The incident occurred a day after Odeh defended the Palestine Liberation Organization in a television interview. Palestinians said Odeh was not a PLO activist.
Even though it was not clear for what crimes the Mannings were arrested Sunday, the news was enthusiastically received by Odeh's friends and associates.
"If this process is carried to maturity the way it should be, then . . . it will reinforce in my mind and the mind of other people that, sooner or later, justice will prevail," said Odeh's brother, Sami Odeh, an Orange County real estate agent. "I have been expecting that to happen for a long time. The Israeli government has been stalling. . . ."
Odeh's widow, Norma, generally has declined interview requests and could not be reached Sunday.

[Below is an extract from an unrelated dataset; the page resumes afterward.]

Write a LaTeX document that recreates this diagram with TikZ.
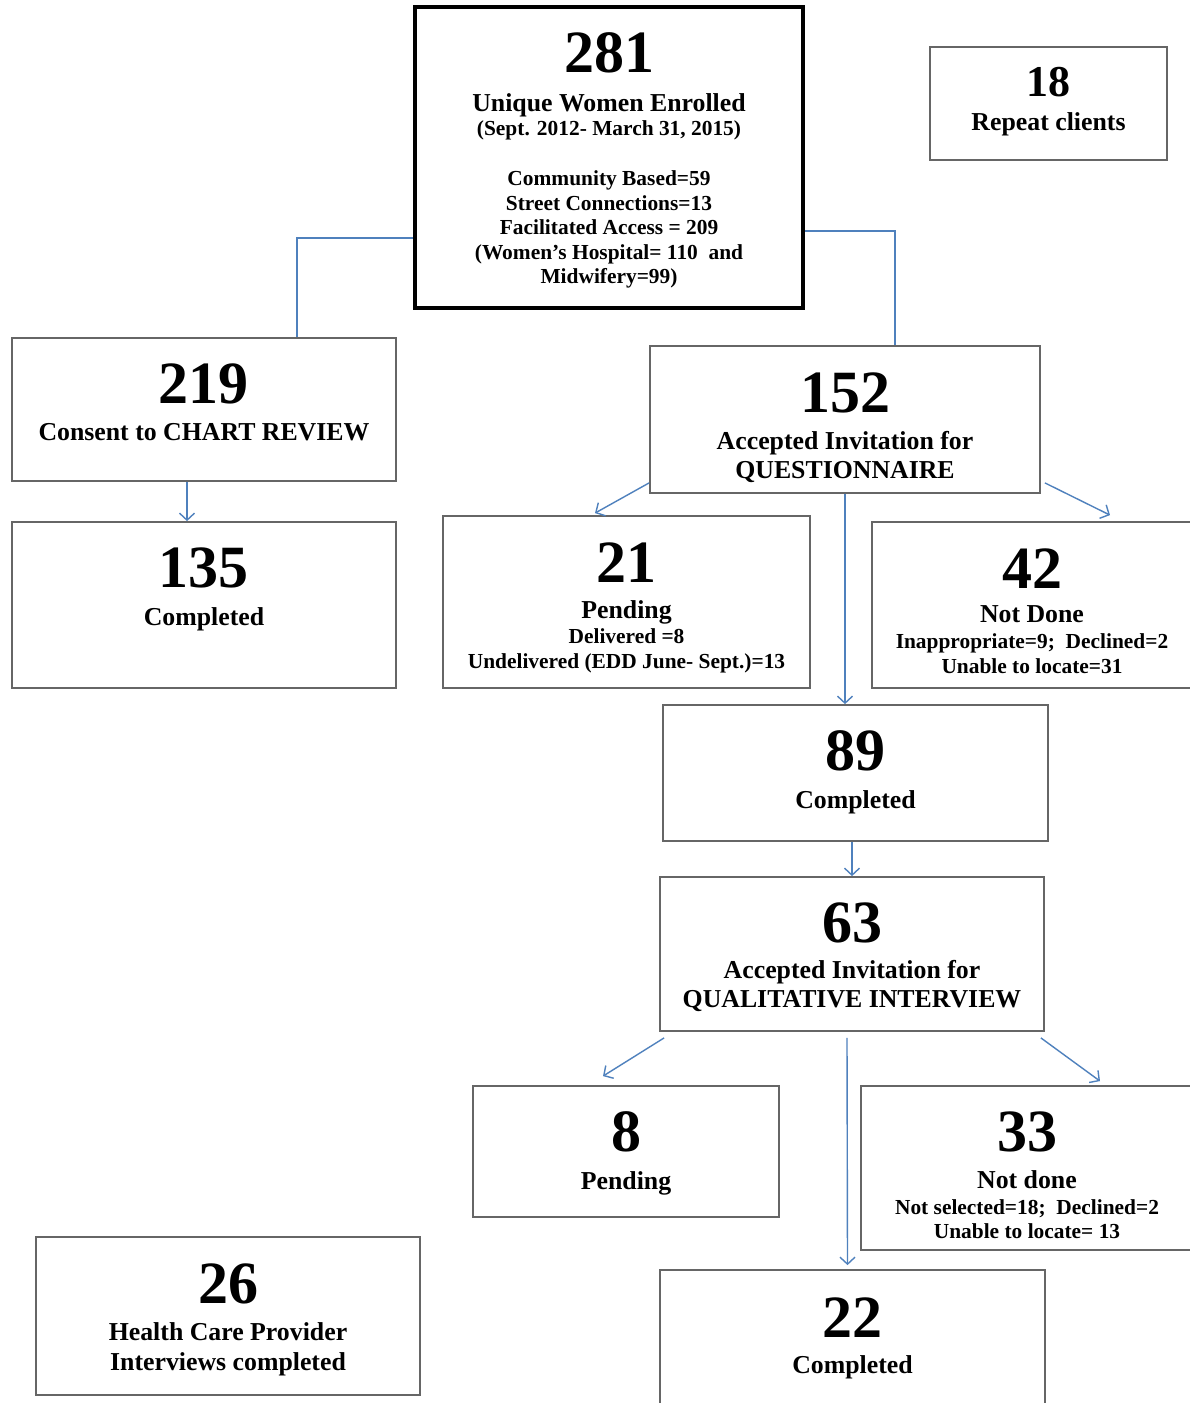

Gregory Nojeim , ADC director of legal services, characterized the arrests as "a very, very significant development" in a telephone interview from Washington
"Since the FBI identified Mr. Manning as a prime suspect in this (Odeh) case at least four years ago, the ADC has urged the White House and the State Department to work with the Israeli government to have Mr. Manning arrested and brought to justice," Nojeim said.

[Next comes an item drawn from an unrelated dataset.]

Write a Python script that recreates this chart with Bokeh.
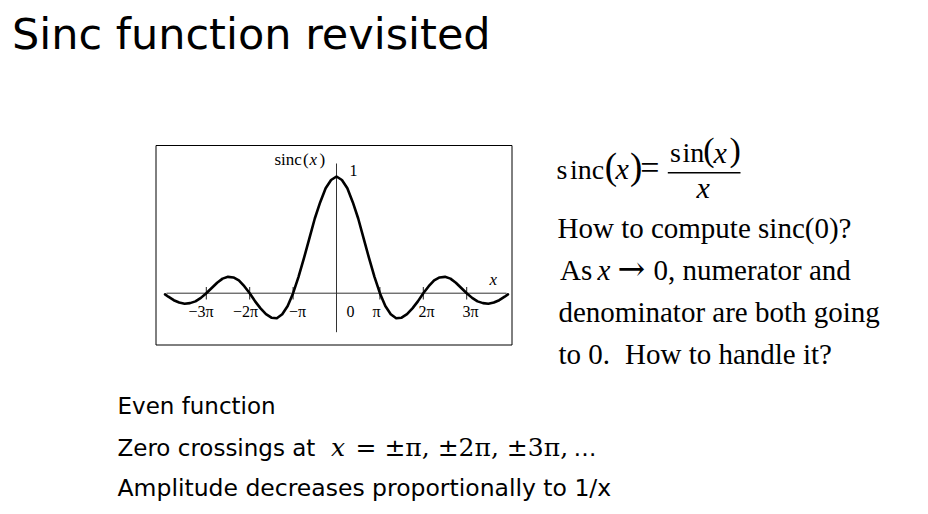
from bokeh.plotting import figure
from bokeh.models import Range1d
from bokeh.core.properties import value
from bokeh.embed import file_html
from bokeh.resources import INLINE

# ---- data (x in multiples of pi) ----
x_pi = [-3.95, -3.875, -3.75, -3.625, -3.5, -3.375, -3.25, -3.125, -3.0,
        -2.875, -2.75, -2.625, -2.5, -2.375, -2.25, -2.125, -2.0,
        -1.875, -1.75, -1.625, -1.5, -1.375, -1.25, -1.125, -1.0,
        -0.875, -0.75, -0.625, -0.5, -0.375, -0.25, -0.125, 0.0,
        0.125, 0.25, 0.375, 0.5, 0.625, 0.75, 0.875, 1.0,
        1.125, 1.25, 1.375, 1.5, 1.625, 1.75, 1.875, 2.0,
        2.125, 2.25, 2.375, 2.5, 2.625, 2.75, 2.875, 3.0,
        3.125, 3.25, 3.375, 3.5, 3.625, 3.75, 3.875, 3.95]
sinc_y = [-0.01, -0.03, -0.06, -0.08, -0.09, -0.085, -0.07, -0.04, 0.0,
          0.045, 0.09, 0.125, 0.14, 0.135, 0.11, 0.06, 0.0,
          -0.07, -0.13, -0.18, -0.21, -0.215, -0.18, -0.11, 0.0,
          0.14, 0.30, 0.47, 0.64, 0.78, 0.90, 0.97, 1.0,
          0.97, 0.90, 0.78, 0.64, 0.47, 0.30, 0.14, 0.0,
          -0.11, -0.18, -0.215, -0.21, -0.18, -0.13, -0.07, 0.0,
          0.06, 0.11, 0.135, 0.14, 0.125, 0.09, 0.045, 0.0,
          -0.04, -0.07, -0.085, -0.09, -0.08, -0.06, -0.03, -0.01]
tick_pos = [-3, -2, -1, 1, 2, 3]
tick_labels = ["\u22123\u03c0", "\u22122\u03c0", "\u2212\u03c0", "\u03c0", "2\u03c0", "3\u03c0"]

# ---- layout (picture pixels -> data units) ----
W, H = 920, 506
PX0, SX = 336.0, 43.4
PY0, SY = 292.7, 116.7
K = 0.39  # baseline correction, fraction of font size


def X(px):
    return (px - PX0) / SX


def Y(py):
    return (PY0 - py) / SY


p = figure(width=W, height=H,
           x_range=Range1d(X(0), X(W)), y_range=Range1d(Y(H), Y(0)),
           output_backend="svg", toolbar_location=None,
           x_axis_location=None, y_axis_location=None, min_border=0,
           outline_line_color=None, background_fill_color="white",
           border_fill_color="white")
p.grid.visible = False

SERIF = "Liberation Serif"


def txt(px, py, s, size, font, style="normal", align="left"):
    p.text(x=[X(px)], y=[Y(py - K * size)], text=[s], text_font=value(font),
           text_font_size=f"{size}px", text_font_style=style, text_align=align,
           text_baseline="alphabetic", text_color="black")


# title
txt(11.5, 50, "Sinc function revisited", 43, "DejaVu Sans")

# inner plot frame
p.quad(left=[X(155.5)], right=[X(511.5)], top=[Y(145)], bottom=[Y(344.5)],
       fill_color=None, line_color="black", line_width=1)

# axes lines
p.segment(x0=[X(166), 0], y0=[0, Y(331.7)], x1=[X(506), 0], y1=[0, Y(163)],
          line_color="#333333", line_width=1)
# tick marks
p.segment(x0=tick_pos, y0=[Y(299)] * len(tick_pos), x1=tick_pos,
          y1=[Y(286.5)] * len(tick_pos), line_color="#222222", line_width=1)

# curve
p.line(x_pi, sinc_y, line_color="black", line_width=2.6,
       line_join="round", line_cap="round")

# tick labels
TL = 16
label_centers = [200.5, 245, 297, 376, 426, 470]
p.text(x=[X(c) for c in label_centers], y=[Y(317.3 - K * TL)] * len(tick_labels),
       text=tick_labels, text_font=value(SERIF), text_font_size=f"{TL}px",
       text_align="center", text_baseline="alphabetic", text_color="black")
txt(350, 317.3, "0", TL, SERIF, align="center")
txt(349, 176.7, "1", TL, SERIF)
txt(489, 285.7, "x", 17, SERIF, style="italic")
txt(274, 166, "sinc", 17, SERIF)
txt(302.5, 166, "(", 17, SERIF)
txt(309, 166, "x", 17, SERIF, style="italic")
txt(319, 166, ")", 17, SERIF)

# formula  sinc(x) = sin(x) / x
txt(556, 180, "s", 28, SERIF)
txt(569.5, 180, "inc", 28, SERIF)
txt(604.2, 180.2, "(", 37, SERIF)
txt(615, 180, "x", 30, SERIF, style="italic")
txt(629.5, 180.2, ")", 37, SERIF)
txt(639.7, 180, "=", 34, SERIF)
txt(669.5, 163.3, "s", 28, SERIF)
txt(682, 163.3, "in", 28, SERIF)
txt(702.7, 162.3, "(", 34, SERIF)
txt(713, 163.3, "x", 30, SERIF, style="italic")
txt(728.9, 162.3, ")", 34, SERIF)
p.segment(x0=[X(667.3)], y0=[Y(172.3)], x1=[X(740)], y1=[Y(172.3)],
          line_color="black", line_width=1.6)
txt(696, 198.3, "x", 30, SERIF, style="italic")

# right text
RS = 29
txt(557, 239, "How to compute sinc(0)?", RS, SERIF)
txt(559.5, 280.7, "As", RS, SERIF)
txt(597, 280.7, "x", RS, SERIF, style="italic")
txt(617, 280.7, "\u2192", 33, "DejaVu Serif")
txt(653, 280.7, "0, numerator and", RS, SERIF)
txt(558, 323.3, "denominator are both going", RS, SERIF)
txt(558, 365, "to 0.", RS, SERIF)
txt(624.5, 365, "How to handle it?", RS, SERIF)

# bottom text
SANS = "DejaVu Sans"
BS = 23
txt(117, 414.3, "Even function", BS, SANS)
txt(117, 456.7, "Zero crossings at", BS, SANS)
txt(330.5, 456.7, "x", 25, "DejaVu Serif", style="italic")
txt(355, 456.7, "= \u00b1\u03c0, \u00b12\u03c0, \u00b13\u03c0,", 25, "DejaVu Serif")
txt(573, 456.7, "\u2026", BS, SANS)
txt(117, 496.7, "Amplitude decreases proportionally to 1/x", 23.5, SANS)

open("out.html", "w").write(file_html(p, INLINE))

Albert Mokhiber, ADC national president, said the FBI had suggested as recently as two weeks ago to members of the Arab-American organization that "something like this was about to happen." He said his organization is awaiting official FBI comment.

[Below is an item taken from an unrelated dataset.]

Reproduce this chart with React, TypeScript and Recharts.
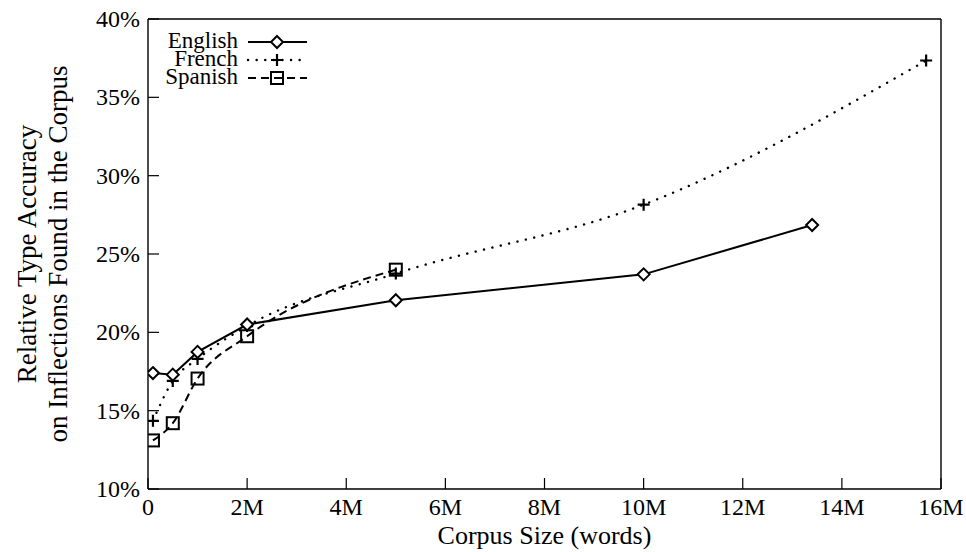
import React from "react";
import { LineChart, Line, XAxis, YAxis, Label } from "recharts";

// corpus size in millions of words, accuracy in %
const englishSize = [0.1, 0.5, 1, 2, 5, 10, 13.4];
const englishAcc = [17.4, 17.3, 18.75, 20.5, 22.05, 23.7, 26.85];

const frenchSize = [0.1, 0.5, 1, 2, 5, 10, 15.7];
const frenchAcc = [14.35, 16.9, 18.3, 20.4, 23.75, 28.15, 37.35];

const spanishSize = [0.1, 0.5, 1, 2, 5];
const spanishAcc = [13.1, 14.2, 17.05, 19.75, 24.0];

const xTicks = [0, 2, 4, 6, 8, 10, 12, 14, 16];
const yTicks = [10, 15, 20, 25, 30, 35, 40];

const seriesNames = ["English", "French", "Spanish"];

const toRows = (xs: number[], ys: number[]) =>
  xs.map((x, i) => ({ size: x, acc: ys[i] }));

const english = toRows(englishSize, englishAcc);
const french = toRows(frenchSize, frenchAcc);
const spanish = toRows(spanishSize, spanishAcc);

const W = 966;
const H = 552;
const LEFT = 148;
const RIGHT = 941;
const TOP = 19;
const BOTTOM = 489;
const TICK = 11;
const FONT = '"Liberation Serif", "DejaVu Serif", serif';
const INK = "#000";

function Diamond({ cx, cy }: { cx: number; cy: number }) {
  const r = 6;
  return (
    <path
      d={`M${cx},${cy - r} L${cx + r},${cy} L${cx},${cy + r} L${cx - r},${cy} Z`}
      fill="#fff"
      stroke={INK}
      strokeWidth={2}
    />
  );
}

function Plus({ cx, cy }: { cx: number; cy: number }) {
  const r = 6;
  return (
    <path
      d={`M${cx - r},${cy} L${cx + r},${cy} M${cx},${cy - r} L${cx},${cy + r}`}
      stroke={INK}
      strokeWidth={2.2}
      fill="none"
    />
  );
}

function Square({ cx, cy }: { cx: number; cy: number }) {
  const r = 6;
  return (
    <rect
      x={cx - r}
      y={cy - r}
      width={2 * r}
      height={2 * r}
      fill="none"
      stroke={INK}
      strokeWidth={2}
    />
  );
}

const markers = [Diamond, Plus, Square];
const dashes = [undefined, "0.1 8.5", "8 5"];

function makeDot(Marker: typeof Diamond) {
  return (props: any) => {
    if (props.cx == null || props.cy == null) return <g key={props.index} />;
    return (
      <g key={`d-${props.index}`}>
        <Marker cx={props.cx} cy={props.cy} />
      </g>
    );
  };
}

function BottomTick(props: any) {
  const { x, payload } = props;
  return (
    <g>
      <line x1={x} x2={x} y1={BOTTOM} y2={BOTTOM - TICK} stroke={INK} strokeWidth={1.2} />
      <text
        x={x}
        y={BOTTOM + 26}
        textAnchor="middle"
        fontFamily={FONT}
        fontSize={24}
        fill={INK}
      >
        {payload.value === 0 ? "0" : `${payload.value}M`}
      </text>
    </g>
  );
}

function TopTick(props: any) {
  const { x } = props;
  return <line x1={x} x2={x} y1={TOP} y2={TOP + TICK} stroke={INK} strokeWidth={1.2} />;
}

function LeftTick(props: any) {
  const { y, payload } = props;
  return (
    <g>
      <line x1={LEFT} x2={LEFT + TICK} y1={y} y2={y} stroke={INK} strokeWidth={1.2} />
      <text
        x={LEFT - 8}
        y={y + 8}
        textAnchor="end"
        fontFamily={FONT}
        fontSize={24}
        fill={INK}
      >
        {`${payload.value}%`}
      </text>
    </g>
  );
}

function RightTick(props: any) {
  const { y } = props;
  return <line x1={RIGHT} x2={RIGHT - TICK} y1={y} y2={y} stroke={INK} strokeWidth={1.2} />;
}

function YTitle() {
  const cy = (TOP + BOTTOM) / 2;
  return (
    <g fontFamily={FONT} fontSize={27} fill={INK}>
      <text
        x={27}
        y={cy}
        transform={`rotate(-90 27 ${cy})`}
        textAnchor="middle"
        dominantBaseline="central"
      >
        Relative Type Accuracy
      </text>
      <text
        x={58}
        y={cy}
        transform={`rotate(-90 58 ${cy})`}
        textAnchor="middle"
        dominantBaseline="central"
      >
        on Inflections Found in the Corpus
      </text>
    </g>
  );
}

function KeyBox() {
  const rows = [42, 60, 78];
  return (
    <svg
      width={330}
      height={95}
      style={{ position: "absolute", left: 0, top: 0, overflow: "visible" }}
    >
      {seriesNames.map((name, i) => {
        const Marker = markers[i];
        return (
          <g key={name}>
            <text
              x={238}
              y={rows[i] + 6}
              textAnchor="end"
              fontFamily={FONT}
              fontSize={23}
              fill={INK}
            >
              {name}
            </text>
            <line
              x1={248}
              x2={307}
              y1={rows[i]}
              y2={rows[i]}
              stroke={INK}
              strokeWidth={i === 1 ? 2.4 : 2}
              strokeDasharray={dashes[i]}
              strokeLinecap={i === 1 ? "round" : "butt"}
            />
            <Marker cx={277} cy={rows[i]} />
          </g>
        );
      })}
    </svg>
  );
}

export default function App() {
  return (
    <div style={{ position: "absolute", left: 0, top: 0, width: W, height: H, background: "#fff" }}>
      <LineChart
        width={W}
        height={H}
        margin={{ top: 18, right: 24, bottom: 0, left: 0 }}
      >
        <XAxis
          xAxisId="bottom"
          dataKey="size"
          type="number"
          domain={[0, 16]}
          ticks={xTicks}
          allowDataOverflow
          height={63}
          tickSize={0}
          tickMargin={0}
          tickLine={false}
          axisLine={{ stroke: INK, strokeWidth: 1.4 }}
          tick={<BottomTick />}
        >
          <Label
            value="Corpus Size (words)"
            position="insideBottom"
            offset={8}
            style={{ fontFamily: FONT, fontSize: 26, fill: INK }}
          />
        </XAxis>
        <XAxis
          xAxisId="top"
          orientation="top"
          dataKey="size"
          type="number"
          domain={[0, 16]}
          ticks={xTicks}
          height={1}
          tickSize={0}
          tickLine={false}
          axisLine={{ stroke: INK, strokeWidth: 1.4 }}
          tick={<TopTick />}
        />
        <YAxis
          yAxisId="left"
          type="number"
          domain={[10, 40]}
          ticks={yTicks}
          width={LEFT}
          tickSize={0}
          tickLine={false}
          axisLine={{ stroke: INK, strokeWidth: 1.4 }}
          tick={<LeftTick />}
        >
          <Label content={<YTitle />} />
        </YAxis>
        <YAxis
          yAxisId="right"
          orientation="right"
          type="number"
          domain={[10, 40]}
          ticks={yTicks}
          width={1}
          tickSize={0}
          tickLine={false}
          axisLine={{ stroke: INK, strokeWidth: 1.4 }}
          tick={<RightTick />}
        />
        <Line
          xAxisId="bottom"
          yAxisId="left"
          data={spanish}
          dataKey="acc"
          name="Spanish"
          type="monotone"
          stroke={INK}
          strokeWidth={2}
          strokeDasharray="8 5"
          dot={makeDot(Square)}
          activeDot={false}
          isAnimationActive={false}
        />
        <Line
          xAxisId="bottom"
          yAxisId="left"
          data={french}
          dataKey="acc"
          name="French"
          type="monotone"
          stroke={INK}
          strokeWidth={2.4}
          strokeLinecap="round"
          strokeDasharray="0.1 8.5"
          dot={makeDot(Plus)}
          activeDot={false}
          isAnimationActive={false}
        />
        <Line
          xAxisId="bottom"
          yAxisId="left"
          data={english}
          dataKey="acc"
          name="English"
          type="linear"
          stroke={INK}
          strokeWidth={2}
          dot={makeDot(Diamond)}
          activeDot={false}
          isAnimationActive={false}
        />
      </LineChart>
      <KeyBox />
    </div>
  );
}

The Israeli Justice Ministry is examining the extradition request, made after new evidence emerged, according to Reuter.
Israel Radio described Manning, 38, as an activist of the anti-Arab Kach movement founded by Rabbi Meir Kahane, who was assassinated in New York last year.
The Mannings are residents of the Israeli settlement of Kiryat Arba, a stronghold of Kahane supporters, near Hebron on the Occupied West Bank.
Kach activists reportedly will mount a campaign to block extradition. While Israel ordinarily does not extradite its citizens, there reportedly is no legal barrier in this case because the Mannings allegedly committed the crime before they became Israeli citizens, Reuter reported.
Since the Odeh killing, Arab-Americans have complained that the U. S. government has moved too slowly in the investigation. Some insisted that Manning had been mentioned by authorities as a prime suspect within hours of the blast.
In Orange County, the bombing took a toll on the local ADC chapter, which numbers about 350.
The organization is "not as active as it used to be with Alex's leadership," Sami Odeh said. "When you are exposed to that kind of terror it tends to leave (a) profound impact on your life. . . . I would not wish this kind of grief on anybody."
Robert Manning was a charter member of the Jewish Defense League's West Coast chapter, although that organization has denied any connection with the bombing.
Irv Rubin, JDL national chairman, said Sunday he is "sure (the Mannings) are innocent." U. S. officials have "been making this charge for years and years. Now, all of a sudden, they come up with new evidence. I'd love to see what it is . . . .."
Manning was sentenced to three years' probation for a 1972 conviction for bombing an Arab activist's Hollywood home. A self-styled demolitions expert, Manning was identified by federal officials in 1988 as a suspect in at least one other bombing.
Michael Adelson, the Los Angeles attorney who represented Rochelle Manning in the bombing trial, said he was surprised by her arrest.
"I knew that they had suspected Robert Manning of that (Odeh) killing, but I had no suspicion they would want Rochelle," he said. "The only thing I can say is that she is a very gentle, kind person," Adelson said.
Times staff writers Eric Lichtblau and Lily Dizon contributed to this story.